| WHAT THIS TASK INVOLVES |
Copy exactly the lines from the beginning of the data down to and including the line holding "import plotly.graph_objects as go", without any pictures.

| DATA EXTRACT |

______________________________

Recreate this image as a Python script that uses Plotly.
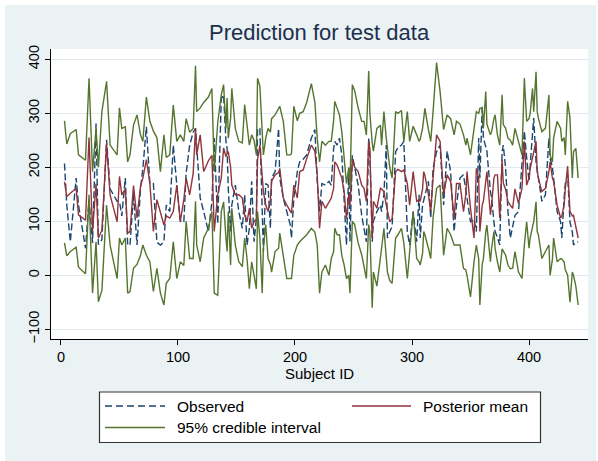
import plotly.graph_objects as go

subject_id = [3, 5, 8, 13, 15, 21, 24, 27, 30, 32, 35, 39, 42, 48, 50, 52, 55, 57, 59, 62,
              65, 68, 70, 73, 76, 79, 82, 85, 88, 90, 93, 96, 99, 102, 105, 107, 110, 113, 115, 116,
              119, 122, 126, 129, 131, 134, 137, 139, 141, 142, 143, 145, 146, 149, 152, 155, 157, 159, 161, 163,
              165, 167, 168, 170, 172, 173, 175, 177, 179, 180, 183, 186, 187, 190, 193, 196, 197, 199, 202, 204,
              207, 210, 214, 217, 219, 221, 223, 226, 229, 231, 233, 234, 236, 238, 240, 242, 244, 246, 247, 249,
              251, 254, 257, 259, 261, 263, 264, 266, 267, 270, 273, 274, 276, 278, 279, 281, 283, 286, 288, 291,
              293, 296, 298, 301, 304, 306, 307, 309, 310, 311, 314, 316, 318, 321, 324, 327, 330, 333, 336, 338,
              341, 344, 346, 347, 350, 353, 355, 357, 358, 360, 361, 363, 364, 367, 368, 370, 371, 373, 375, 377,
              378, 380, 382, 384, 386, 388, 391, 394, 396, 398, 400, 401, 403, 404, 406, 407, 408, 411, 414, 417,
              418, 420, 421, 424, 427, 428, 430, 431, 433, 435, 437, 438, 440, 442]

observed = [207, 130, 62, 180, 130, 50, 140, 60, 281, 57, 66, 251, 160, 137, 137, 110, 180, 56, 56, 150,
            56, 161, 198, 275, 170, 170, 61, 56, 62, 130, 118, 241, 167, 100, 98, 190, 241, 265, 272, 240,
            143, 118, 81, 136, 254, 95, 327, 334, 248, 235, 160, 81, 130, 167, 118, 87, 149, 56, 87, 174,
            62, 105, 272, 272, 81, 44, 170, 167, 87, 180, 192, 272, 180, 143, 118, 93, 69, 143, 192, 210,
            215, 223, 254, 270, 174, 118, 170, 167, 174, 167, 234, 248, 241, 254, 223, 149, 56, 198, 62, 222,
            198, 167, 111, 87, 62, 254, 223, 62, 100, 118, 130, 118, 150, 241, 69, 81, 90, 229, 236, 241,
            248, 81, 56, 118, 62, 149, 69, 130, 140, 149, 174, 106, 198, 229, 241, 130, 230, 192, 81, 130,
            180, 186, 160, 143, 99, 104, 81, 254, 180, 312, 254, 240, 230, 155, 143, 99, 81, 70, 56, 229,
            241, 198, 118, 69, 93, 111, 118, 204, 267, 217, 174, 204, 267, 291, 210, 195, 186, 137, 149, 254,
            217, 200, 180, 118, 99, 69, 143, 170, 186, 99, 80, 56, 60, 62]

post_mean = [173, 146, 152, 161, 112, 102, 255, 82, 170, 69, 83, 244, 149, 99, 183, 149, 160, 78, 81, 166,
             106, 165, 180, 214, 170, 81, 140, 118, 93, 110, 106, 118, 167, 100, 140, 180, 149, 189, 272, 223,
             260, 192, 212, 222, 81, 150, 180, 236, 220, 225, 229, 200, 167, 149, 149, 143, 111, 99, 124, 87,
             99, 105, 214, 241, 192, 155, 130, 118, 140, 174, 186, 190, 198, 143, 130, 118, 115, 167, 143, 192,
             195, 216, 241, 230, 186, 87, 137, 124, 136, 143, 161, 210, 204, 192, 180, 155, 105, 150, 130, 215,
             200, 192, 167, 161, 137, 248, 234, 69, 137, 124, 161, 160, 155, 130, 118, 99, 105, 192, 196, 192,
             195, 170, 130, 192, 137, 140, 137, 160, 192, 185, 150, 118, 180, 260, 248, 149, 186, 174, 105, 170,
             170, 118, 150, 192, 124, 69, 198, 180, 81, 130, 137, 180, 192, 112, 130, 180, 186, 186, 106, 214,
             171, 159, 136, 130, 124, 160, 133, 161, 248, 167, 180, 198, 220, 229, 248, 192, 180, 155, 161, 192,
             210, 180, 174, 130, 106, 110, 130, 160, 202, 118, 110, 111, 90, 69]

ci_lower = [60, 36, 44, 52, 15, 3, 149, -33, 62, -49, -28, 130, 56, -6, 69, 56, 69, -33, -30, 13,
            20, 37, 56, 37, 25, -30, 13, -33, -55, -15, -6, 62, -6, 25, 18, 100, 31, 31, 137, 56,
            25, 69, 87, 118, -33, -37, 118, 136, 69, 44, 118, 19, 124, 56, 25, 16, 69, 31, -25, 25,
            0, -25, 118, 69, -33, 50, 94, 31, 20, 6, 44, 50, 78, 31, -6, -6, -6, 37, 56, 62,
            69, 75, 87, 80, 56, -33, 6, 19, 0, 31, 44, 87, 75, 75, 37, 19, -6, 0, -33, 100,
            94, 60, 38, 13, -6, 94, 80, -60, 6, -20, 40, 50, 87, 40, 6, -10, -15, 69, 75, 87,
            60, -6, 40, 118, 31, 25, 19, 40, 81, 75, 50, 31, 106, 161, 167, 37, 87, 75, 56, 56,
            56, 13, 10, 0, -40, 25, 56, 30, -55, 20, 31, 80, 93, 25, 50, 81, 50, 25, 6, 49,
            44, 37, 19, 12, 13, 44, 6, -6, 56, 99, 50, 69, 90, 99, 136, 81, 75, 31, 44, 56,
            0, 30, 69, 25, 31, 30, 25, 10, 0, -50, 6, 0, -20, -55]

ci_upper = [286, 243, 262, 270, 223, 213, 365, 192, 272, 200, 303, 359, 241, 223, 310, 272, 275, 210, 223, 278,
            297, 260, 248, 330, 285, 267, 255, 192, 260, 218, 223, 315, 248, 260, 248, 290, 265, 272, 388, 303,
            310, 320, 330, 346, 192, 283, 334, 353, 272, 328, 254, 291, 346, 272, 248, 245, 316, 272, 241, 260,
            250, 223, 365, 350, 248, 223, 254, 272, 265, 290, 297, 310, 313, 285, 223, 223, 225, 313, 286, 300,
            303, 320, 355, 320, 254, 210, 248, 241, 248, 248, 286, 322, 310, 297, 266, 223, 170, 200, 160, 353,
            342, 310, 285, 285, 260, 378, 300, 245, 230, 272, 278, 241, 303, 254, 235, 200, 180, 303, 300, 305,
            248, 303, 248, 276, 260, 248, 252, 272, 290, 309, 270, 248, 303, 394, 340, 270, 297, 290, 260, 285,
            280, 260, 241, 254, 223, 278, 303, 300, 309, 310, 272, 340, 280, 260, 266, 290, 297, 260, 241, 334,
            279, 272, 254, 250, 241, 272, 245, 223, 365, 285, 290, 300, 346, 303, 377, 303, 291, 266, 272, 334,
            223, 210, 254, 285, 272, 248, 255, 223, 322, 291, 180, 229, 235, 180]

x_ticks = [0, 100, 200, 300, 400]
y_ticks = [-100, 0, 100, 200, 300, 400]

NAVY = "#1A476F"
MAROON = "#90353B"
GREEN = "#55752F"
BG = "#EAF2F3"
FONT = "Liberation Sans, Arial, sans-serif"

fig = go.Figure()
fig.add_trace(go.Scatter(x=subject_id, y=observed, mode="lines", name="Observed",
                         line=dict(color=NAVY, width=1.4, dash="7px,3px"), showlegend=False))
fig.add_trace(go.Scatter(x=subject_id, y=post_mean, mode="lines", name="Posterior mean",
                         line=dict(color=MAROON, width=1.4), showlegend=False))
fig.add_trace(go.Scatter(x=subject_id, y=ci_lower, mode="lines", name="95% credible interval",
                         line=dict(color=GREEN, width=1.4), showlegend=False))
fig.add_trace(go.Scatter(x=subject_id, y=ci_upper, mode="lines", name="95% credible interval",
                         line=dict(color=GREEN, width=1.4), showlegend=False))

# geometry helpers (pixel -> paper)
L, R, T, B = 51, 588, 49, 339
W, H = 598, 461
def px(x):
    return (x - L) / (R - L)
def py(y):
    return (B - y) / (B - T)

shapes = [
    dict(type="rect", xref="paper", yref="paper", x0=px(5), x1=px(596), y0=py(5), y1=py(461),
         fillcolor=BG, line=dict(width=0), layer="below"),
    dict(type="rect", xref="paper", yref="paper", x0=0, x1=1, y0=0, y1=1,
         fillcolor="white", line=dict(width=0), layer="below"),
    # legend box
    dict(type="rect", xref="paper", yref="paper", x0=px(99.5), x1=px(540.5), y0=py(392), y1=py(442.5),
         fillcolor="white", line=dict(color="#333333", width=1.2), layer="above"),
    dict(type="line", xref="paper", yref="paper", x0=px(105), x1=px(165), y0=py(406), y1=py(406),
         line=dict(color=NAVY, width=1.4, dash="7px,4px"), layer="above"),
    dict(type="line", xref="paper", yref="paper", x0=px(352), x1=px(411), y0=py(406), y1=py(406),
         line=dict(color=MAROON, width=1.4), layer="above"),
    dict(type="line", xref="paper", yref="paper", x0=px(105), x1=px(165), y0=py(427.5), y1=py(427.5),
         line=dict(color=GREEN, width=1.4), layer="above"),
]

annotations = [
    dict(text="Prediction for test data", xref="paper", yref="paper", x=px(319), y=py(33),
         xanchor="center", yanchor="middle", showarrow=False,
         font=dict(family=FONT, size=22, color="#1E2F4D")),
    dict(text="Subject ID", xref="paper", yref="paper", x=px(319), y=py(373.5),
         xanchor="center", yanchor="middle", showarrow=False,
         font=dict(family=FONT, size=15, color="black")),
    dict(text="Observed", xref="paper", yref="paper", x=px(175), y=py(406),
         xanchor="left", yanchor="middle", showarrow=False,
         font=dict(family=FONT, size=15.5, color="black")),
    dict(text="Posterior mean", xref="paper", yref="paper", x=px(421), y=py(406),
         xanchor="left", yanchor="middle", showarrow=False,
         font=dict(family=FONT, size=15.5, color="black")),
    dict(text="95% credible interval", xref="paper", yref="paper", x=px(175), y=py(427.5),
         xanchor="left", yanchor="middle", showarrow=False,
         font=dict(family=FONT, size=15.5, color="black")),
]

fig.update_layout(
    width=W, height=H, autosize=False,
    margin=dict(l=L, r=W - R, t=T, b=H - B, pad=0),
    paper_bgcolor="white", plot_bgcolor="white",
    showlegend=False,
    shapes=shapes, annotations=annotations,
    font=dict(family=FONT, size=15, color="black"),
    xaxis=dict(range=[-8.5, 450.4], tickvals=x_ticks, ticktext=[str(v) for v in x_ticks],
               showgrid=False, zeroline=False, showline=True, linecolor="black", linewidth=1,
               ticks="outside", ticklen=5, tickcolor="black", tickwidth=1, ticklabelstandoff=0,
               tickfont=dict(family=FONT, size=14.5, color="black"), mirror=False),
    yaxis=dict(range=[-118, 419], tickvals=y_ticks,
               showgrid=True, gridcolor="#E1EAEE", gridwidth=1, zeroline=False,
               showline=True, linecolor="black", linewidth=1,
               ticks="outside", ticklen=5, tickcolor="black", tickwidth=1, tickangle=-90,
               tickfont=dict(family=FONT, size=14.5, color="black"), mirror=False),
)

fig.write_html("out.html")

______________________________

| EXERCISE SOLUTION |
Recreate this image as a Python script that uses Plotly.
import plotly.graph_objects as go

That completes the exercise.